Ветер действительно усилился, и под его порывами звенела сухая неопавшая листва на молодых дубках, стоящих на поляне.
— Давай посидим, Люся.
Она села на обочине дороги рядом со мной, опустив ноги, обутые в высокие ботинки, в канаву. Перед нами лежала залитая серебром, с темными силуэтами деревьев поляна, и по-прежнему чуть слышно звенела листва.
— Я виноват перед тобой, Люся. У меня было с одной... Сама знаешь что... Но люблю я тебя...
Она сразу затрепетала, как птица, пойманная в силки, и громко, захлебываясь рыданиями, заплакала.
Я гладил ее по волосам, она сидела, уткнув голову в колени.
— Ну скажи что-нибудь... Я же люблю тебя...
— Прости меня, Сергей, — проговорила она вдруг удивительно спокойным голосом. — Я не твоя. Надо было раньше сказать или написать. Я замужем. Еще не записаны, но все равно…
Я вскочил на ноги, через секунду снова сел, положил Люсе руку на плечо. Она осторожно сняла. Пальцы ее были холодные и вялые. На поляне потемнело. На круглую серебристую луну набегали серо-сизые, как дым, облака, и было такое впечатление, что это не облака, а луна куда-то стремительно летит.
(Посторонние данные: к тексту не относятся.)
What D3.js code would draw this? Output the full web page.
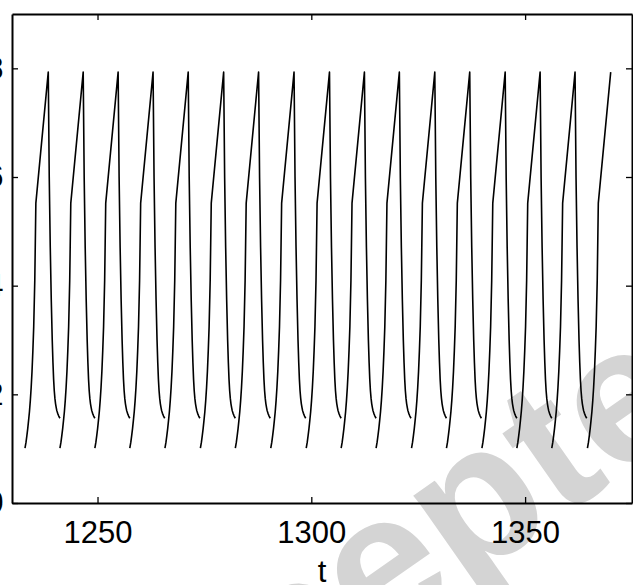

По-прежнему чуть слышно звенели дубовые листья. На поляне росли зимние дубы, и листва на них трепетала всю зиму до настоящей теплой весны, пока на развесистых, узловатых ветвях не проклюнется новый зеленый листок...
В БОРУ НА РАССВЕТЕ
I
Насыпь железной дороги-одноколейки, блестящие рельсы теряются в синеватой дымке. Отсюда, где я стою, ничего не увидишь — впереди пригорок. Местный поезд едва одолевает его. Я жду, когда покажется из-за пригорка черно-сизый клуб дыма. Товарный поезд из Микацевичей на Михалевичи идет в полдень, и все, кто едет в Маховец, легко соскакивают в этом месте.
С железной дороги видна Маховецкая школа. Она тоже на пригорке. Покрытая оцинкованной жестью, крыша блестит. Почему-то это неприятно. Лучше бы крышу покрасить.
Село окаймлено насаждениями. Южная часть села примыкает к бывшему панскому парку, постепенно переходящему в обыкновенный лес. Северная сторона укрыта темным сосняком, березняком — их посадило лесничество на сыпучих песках. В промежутке между железной дорогой и селом — поле. Рожь, ячмень сжаты, совхозные строения почти не видны за скирдами соломы. Но еще много соломы в поле, она даже не в копнах, а в валках. Как осталась после комбайна, так и лежит. Овес тоже стоит неубранным.
Отсюда, с железной дороги, Маховец красив. Поселок кажется каким-то необыкновенным. Может, потому, что сквозь густую зелень проглядывают только отдельные крыши. А так село ничем не приметно. Длинная песчаная улица, по обе стороны — хаты. Дойдя до парка, улица как бы делает колено, поворачивая к железной дороге.